Tuesday, March 11, 2014

[Ed. note -- Jon asked me to step in while he's out of the office for a few days.]

United States v. Wilkes, Nos. 11-50152, 12-50257 (9th Cir. Mar. 10, 2014) (M. Smith, with Fletcher & Watford) ---

If the government grants immunity to one of its own witnesses, when does it also have to grant immunity to a defense witness in order to preserve the defendant's right to a fair trial?  Here, the defendant was tried for bribery charges related to Randy Cunningham, a former member of Congress from San Diego, and the government granted immunity to a witness favorable to its side.  Under United States v.
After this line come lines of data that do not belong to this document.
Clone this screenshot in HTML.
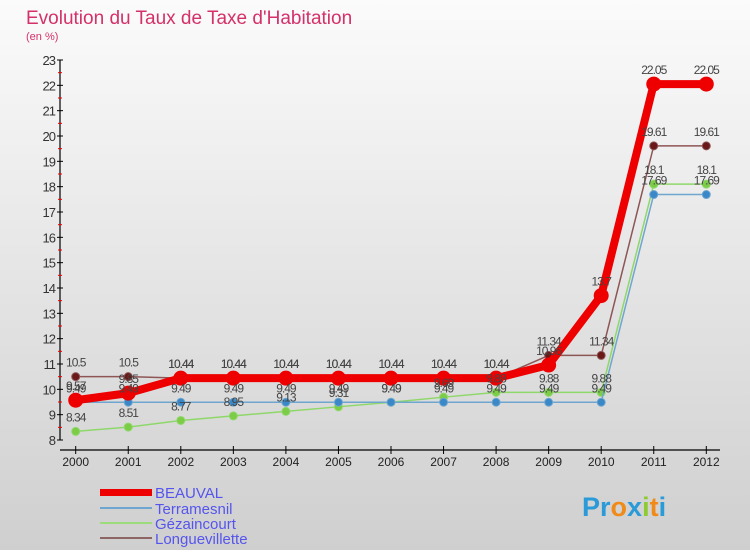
<!DOCTYPE html>
<html><head><meta charset="utf-8"><style>
body{margin:0;width:750px;height:550px;overflow:hidden;font-family:"Liberation Sans",sans-serif}
#wrap{position:relative;width:750px;height:550px;background:linear-gradient(#fbfbfb,#cfcfcf)}
</style></head><body>
<div id="wrap">
<svg id="c" width="750" height="550" xmlns="http://www.w3.org/2000/svg">
<text x="26" y="24" font-size="19" fill="#d4306a">Evolution du Taux de Taxe d'Habitation</text>
<text x="26" y="40" font-size="11" fill="#d4306a">(en %)</text>
<g id="axes"></g><g id="series"></g><g id="labels"></g>
<g>
<rect x="100" y="489" width="52" height="7" fill="#ee0000"/>
<text x="155" y="498" font-size="15" fill="#5555ee">BEAUVAL</text>
<rect x="100" y="507" width="52" height="2" fill="#6fa6cf"/>
<text x="155" y="514" font-size="15" fill="#5555ee">Terramesnil</text>
<rect x="100" y="522" width="52" height="2" fill="#9ddc7a"/>
<text x="155" y="529" font-size="15" fill="#5555ee">Gézaincourt</text>
<rect x="100" y="537" width="52" height="2" fill="#8e6565"/>
<text x="155" y="544" font-size="15" fill="#5555ee">Longuevillette</text>
</g>
<g font-size="27" font-weight="bold">
<text x="582" y="516"><tspan fill="#2a9ad8">Pr</tspan><tspan fill="#f08a18">o</tspan><tspan fill="#2a9ad8">x</tspan><tspan fill="#8ccc30">i</tspan><tspan fill="#f08a18">t</tspan><tspan fill="#2a9ad8">i</tspan></text>
</g>
</svg>
</div>
<script>
const years=[2000,2001,2002,2003,2004,2005,2006,2007,2008,2009,2010,2011,2012];
const yTicks=[8,9,10,11,12,13,14,15,16,17,18,19,20,21,22,23];
const beauval=[9.57,9.85,10.44,10.44,10.44,10.44,10.44,10.44,10.44,10.96,13.7,22.05,22.05];
const terramesnil=[9.49,9.49,9.49,9.49,9.49,9.49,9.49,9.49,9.49,9.49,9.49,17.69,17.69];
const gezaincourt=[8.34,8.51,8.77,8.95,9.13,9.31,9.49,9.69,9.88,9.88,9.88,18.1,18.1];
const longuevillette=[10.5,10.5,10.44,10.44,10.44,10.44,10.44,10.44,10.44,11.34,11.34,19.61,19.61];
const NS='http://www.w3.org/2000/svg';
const X=i=>75.7+i*52.55;
const Y=v=>440-(v-8)*(380/15);
function mk(tag,attrs,parent){const e=document.createElementNS(NS,tag);for(const k in attrs)e.setAttribute(k,attrs[k]);parent.appendChild(e);return e;}
const axes=document.getElementById('axes'),ser=document.getElementById('series'),lab=document.getElementById('labels');
let a=mk('line',{x1:60,y1:Y(23),x2:60,y2:Y(8),stroke:'#000','stroke-width':1.2},axes);


a=mk('line',{x1:60,y1:450,x2:720,y2:450,stroke:'#000','stroke-width':1.2},axes);


yTicks.forEach(v=>{
 let t=mk('line',{x1:57,x2:63,y1:Y(v),y2:Y(v),stroke:'#000'},axes);
 
 
 let tx=mk('text',{x:55,y:Y(v)+5,'font-size':13,'text-anchor':'end',fill:'#333','letter-spacing':'-1'},axes);
 tx.textContent=v;
 
 
 if(v<23){let m=mk('line',{x1:58,x2:62,y1:Y(v+0.5),y2:Y(v+0.5),stroke:'#e00'},axes);
 
 }
});
years.forEach((yr,i)=>{
 let t=mk('line',{x1:X(i),x2:X(i),y1:446,y2:454,stroke:'#000'},axes);
 
 
 let tx=mk('text',{x:X(i),y:466,'font-size':12,'text-anchor':'middle',fill:'#222'},axes);
 tx.textContent=yr;
 
 
});
function series(vals,name,color,w,r,dot,dy){
 const pl=mk('polyline',{points:vals.map((v,i)=>X(i)+','+Y(v)).join(' '),fill:'none',stroke:color,'stroke-width':w,'stroke-linejoin':'round'},ser);
 
 
 vals.forEach((v,i)=>{
  const c=mk('circle',{cx:X(i),cy:Y(v),r:r,fill:dot,stroke:color,'stroke-width':1},ser);
  
  
  const t=mk('text',{x:X(i),y:Y(v)+dy,'font-size':12,'text-anchor':'middle',fill:'#444','letter-spacing':'-1'},lab);
  t.textContent=v;
  
  
 });
}
series(gezaincourt,'gezaincourt','#8ed86a',1.5,4,'#7ccc48',-10);
series(terramesnil,'terramesnil','#6fa6cf',1.5,4,'#3a88c8',-10);
series(longuevillette,'longuevillette','#8e5555',1.5,4,'#6a1818',-10);
series(beauval,'beauval','#ee0000',8,7,'#ee0000',-10);
</script>
</body></html>
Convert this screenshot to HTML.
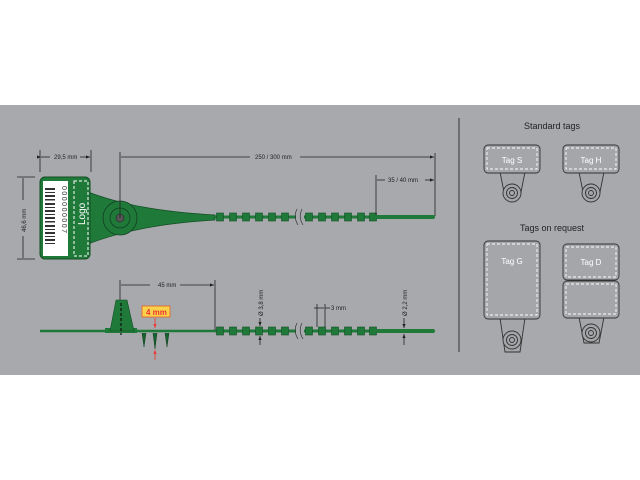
<!DOCTYPE html>
<html><head><style>
html,body{margin:0;padding:0;background:#fff;}
svg{display:block;font-family:"Liberation Sans",sans-serif;}
</style></head><body>
<svg width="640" height="480" viewBox="0 0 640 480" xmlns="http://www.w3.org/2000/svg">
<rect x="0" y="105" width="640" height="270" fill="#a7a9ac"/>
<defs>
<g id="bead"><rect x="-3.5" y="-4" width="7" height="8" fill="#1f7a3a" stroke="#144d25" stroke-width="0.6"/></g>
<marker id="ar" markerWidth="6" markerHeight="6" refX="5" refY="3" orient="auto"><path d="M0,1 L5,3 L0,5Z" fill="#222"/></marker>
<marker id="ra" markerWidth="6" markerHeight="6" refX="5" refY="3" orient="auto"><path d="M0,1 L5,3 L0,5Z" fill="#e33"/></marker>
</defs>
<!-- top tag -->
<path d="M88,192 C125,206 165,212 215,215 L215,220 C165,223 125,230 88,244Z" fill="#1f7a3a" stroke="#144d25" stroke-width="0.7"/>
<rect x="40" y="177" width="50" height="82" rx="5" fill="#1f7a3a" stroke="#144d25"/>
<rect x="43" y="181" width="25" height="75" fill="#fff"/>
<g fill="#333"><rect x="45" y="188" width="10" height="2"/><rect x="45" y="192" width="10" height="1"/><rect x="45" y="195" width="10" height="2"/><rect x="45" y="199" width="10" height="1.5"/><rect x="45" y="203" width="10" height="2"/><rect x="45" y="207" width="10" height="1"/><rect x="45" y="210" width="10" height="2"/><rect x="45" y="214" width="10" height="1"/><rect x="45" y="217" width="10" height="2"/><rect x="45" y="221" width="10" height="1.5"/><rect x="45" y="225" width="10" height="2"/><rect x="45" y="229" width="10" height="1"/><rect x="45" y="232" width="10" height="2"/><rect x="45" y="236" width="10" height="1"/><rect x="45" y="239" width="10" height="2"/><rect x="45" y="243" width="10" height="1"/></g>
<text x="0" y="0" font-size="7" fill="#333" transform="translate(62,186) rotate(90)" letter-spacing="1.5">000000007</text>
<rect x="74" y="181" width="14" height="75" fill="none" stroke="#fff" stroke-width="1" stroke-dasharray="3,2"/>
<text x="0" y="0" font-size="10" fill="#fff" transform="translate(85,225) rotate(-90)">Logo</text>
<circle cx="120" cy="218" r="17" fill="#1f7a3a" stroke="#123d20" stroke-width="0.8"/>
<circle cx="120" cy="218" r="10" fill="none" stroke="#123d20" stroke-width="0.8"/>
<circle cx="120" cy="218" r="4" fill="#555" stroke="#222" stroke-width="0.6"/>
<!-- chain top -->
<line x1="215" y1="217" x2="375" y2="217" stroke="#1f7a3a" stroke-width="3"/>
<g transform="translate(0,217)">
<use href="#bead" x="220"/><use href="#bead" x="233"/><use href="#bead" x="246"/><use href="#bead" x="259"/><use href="#bead" x="272"/><use href="#bead" x="285"/>
<use href="#bead" x="309"/><use href="#bead" x="322"/><use href="#bead" x="335"/><use href="#bead" x="348"/><use href="#bead" x="361"/><use href="#bead" x="373"/>
</g>
<rect x="296" y="208" width="8" height="18" fill="#a7a9ac"/>
<path d="M297,209 q-4,8 1,16 M302,209 q-4,8 1,16" stroke="#333" fill="none" stroke-width="0.7"/>
<rect x="376" y="215" width="59" height="4" rx="2" fill="#1f7a3a"/>
<!-- top dims -->
<g stroke="#222" stroke-width="0.8" fill="none">
<line x1="40" y1="150" x2="40" y2="172"/><line x1="91" y1="150" x2="91" y2="172"/>
<line x1="41" y1="157" x2="50" y2="157" marker-start="url(#ar)"/><line x1="80" y1="157" x2="90" y2="157" marker-end="url(#ar)"/>
<line x1="17" y1="177" x2="35" y2="177"/><line x1="17" y1="259" x2="35" y2="259"/>
<line x1="23" y1="178" x2="23" y2="200"/><line x1="23" y1="236" x2="23" y2="258"/>
<line x1="120" y1="152" x2="120" y2="218"/><line x1="435" y1="153" x2="435" y2="216"/>
<line x1="121" y1="157" x2="250" y2="157"/><line x1="300" y1="157" x2="434" y2="157" marker-end="url(#ar)"/>
<line x1="376" y1="175" x2="376" y2="215"/>
<line x1="377" y1="180" x2="385" y2="180"/><line x1="425" y1="180" x2="434" y2="180" marker-end="url(#ar)"/>
</g>
<g font-size="6" fill="#222">
<text x="54" y="159">29,5 mm</text>
<text x="255" y="159">250 / 300 mm</text>
<text x="388" y="182">35 / 40 mm</text>
<text transform="translate(26,232) rotate(-90)">46,6 mm</text>
</g>
<!-- bottom tag -->
<line x1="40" y1="331" x2="215" y2="331" stroke="#1f7a3a" stroke-width="2.5"/>
<rect x="105" y="328" width="32" height="5" fill="#1f7a3a"/>
<path d="M116,300 L127,300 L134,331 L110,331Z" fill="#1f7a3a" stroke="#144d25" stroke-width="0.6"/>
<line x1="121" y1="303" x2="121" y2="335" stroke="#111" stroke-width="1.2" stroke-dasharray="3,2"/>
<path d="M142,333 l2,14 l2,-14 M153,333 l2,16 l2,-16 M165,333 l2,14 l2,-14" fill="#176030" stroke="#123d20" stroke-width="0.5"/>
<line x1="215" y1="331" x2="375" y2="331" stroke="#1f7a3a" stroke-width="3"/>
<g transform="translate(0,331)">
<use href="#bead" x="220"/><use href="#bead" x="233"/><use href="#bead" x="246"/><use href="#bead" x="259"/><use href="#bead" x="272"/><use href="#bead" x="285"/>
<use href="#bead" x="309"/><use href="#bead" x="322"/><use href="#bead" x="335"/><use href="#bead" x="348"/><use href="#bead" x="361"/><use href="#bead" x="373"/>
</g>
<rect x="296" y="322" width="8" height="18" fill="#a7a9ac"/>
<path d="M297,323 q-4,8 1,16 M302,323 q-4,8 1,16" stroke="#333" fill="none" stroke-width="0.7"/>
<rect x="376" y="329" width="59" height="4" rx="2" fill="#1f7a3a"/>
<rect x="142" y="306" width="28" height="11" fill="#f7d24a" stroke="#e85a2a" stroke-width="0.8"/>
<text x="146" y="315" font-size="8" font-weight="bold" fill="#e33">4 mm</text>
<line x1="155" y1="318" x2="155" y2="328" stroke="#e33" stroke-width="0.8" marker-end="url(#ra)"/>
<line x1="155" y1="360" x2="155" y2="350" stroke="#e33" stroke-width="0.8" marker-end="url(#ra)"/>
<g stroke="#222" stroke-width="0.8" fill="none">
<line x1="120" y1="280" x2="120" y2="300"/><line x1="215" y1="280" x2="215" y2="330"/>
<line x1="121" y1="285" x2="150" y2="285"/><line x1="180" y1="285" x2="214" y2="285" marker-end="url(#ar)"/>
<line x1="260" y1="318" x2="260" y2="326" marker-end="url(#ar)"/><line x1="260" y1="345" x2="260" y2="336" marker-end="url(#ar)"/>
<line x1="317" y1="304" x2="317" y2="327"/><line x1="325" y1="304" x2="325" y2="327"/>
<line x1="314" y1="308" x2="324" y2="308"/><line x1="325" y1="308" x2="330" y2="308"/>
<line x1="404" y1="318" x2="404" y2="328" marker-end="url(#ar)"/><line x1="404" y1="345" x2="404" y2="334" marker-end="url(#ar)"/>
</g>
<g font-size="6" fill="#222">
<text x="158" y="287">45 mm</text>
<text x="331" y="310">3 mm</text>
<text transform="translate(263,316) rotate(-90)">Ø 3,8 mm</text>
<text transform="translate(407,316) rotate(-90)">Ø 2,2 mm</text>
</g>
<!-- divider -->
<line x1="459" y1="118" x2="459" y2="352" stroke="#333" stroke-width="1"/>
<!-- right side -->
<g font-size="9" fill="#222" text-anchor="middle">
<text x="552" y="129">Standard tags</text>
<text x="552" y="231">Tags on request</text>
</g>
<g fill="#a4a6a9" stroke="#333" stroke-width="0.9">
<path d="M500,172 L505,197 L520,197 L525,172Z"/><rect x="484" y="145" width="56" height="28" rx="4"/>
<circle cx="512" cy="193" r="9"/><circle cx="512" cy="193" r="5.5"/><circle cx="512" cy="193" r="2.5"/>
<path d="M579,172 L584,197 L599,197 L604,172Z"/><rect x="563" y="145" width="56" height="28" rx="4"/>
<circle cx="591" cy="193" r="9"/><circle cx="591" cy="193" r="5.5"/><circle cx="591" cy="193" r="2.5"/>
<path d="M500,318 L505,352 L520,352 L525,318Z"/><rect x="484" y="241" width="56" height="78" rx="4"/>
<circle cx="512" cy="340" r="9"/><circle cx="512" cy="340" r="5.5"/><circle cx="512" cy="340" r="2.5"/>
<path d="M579,317 L584,343 L599,343 L604,317Z"/><rect x="563" y="244" width="56" height="36" rx="4"/><rect x="563" y="281" width="56" height="37" rx="4"/>
<circle cx="591" cy="333" r="9"/><circle cx="591" cy="333" r="5.5"/><circle cx="591" cy="333" r="2.5"/>
</g>
<g fill="none" stroke="#fff" stroke-width="0.9" stroke-dasharray="3,2">
<rect x="487" y="148" width="50" height="21"/><rect x="566" y="148" width="50" height="21"/>
<rect x="487" y="244" width="50" height="71"/><rect x="566" y="247" width="50" height="30"/><rect x="566" y="284" width="50" height="30"/>
</g>
<g font-size="8" fill="#fff" text-anchor="middle">
<text x="512" y="163">Tag S</text><text x="591" y="163">Tag H</text>
<text x="512" y="264">Tag G</text><text x="591" y="265">Tag D</text>
</g>
</svg>
</body></html>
Straub, 538 F.3d 1147 (9th Cir. 2008), the government would have also had to provide immunity to favorable defense witnesses whose testimony directly contradicted that of government witnesses.  In a prior appeal, the court had remanded for an evidentiary hearing under Straub, at which the defendant argued that two of his witnesses should have received immunity and proffered the favorable testimony they would have given.  The Ninth Circuit held that the defense witnesses did not require immunity because their testimony only pointed to other aspects of the evidence against the defendant and did not directly contradict that evidence.

The court also held that forfeiture orders are not subject to the Apprendi jury-trial requirement and that the defendant did not show an entitlement to a new trial based on evidence available to the defendant at the original trial.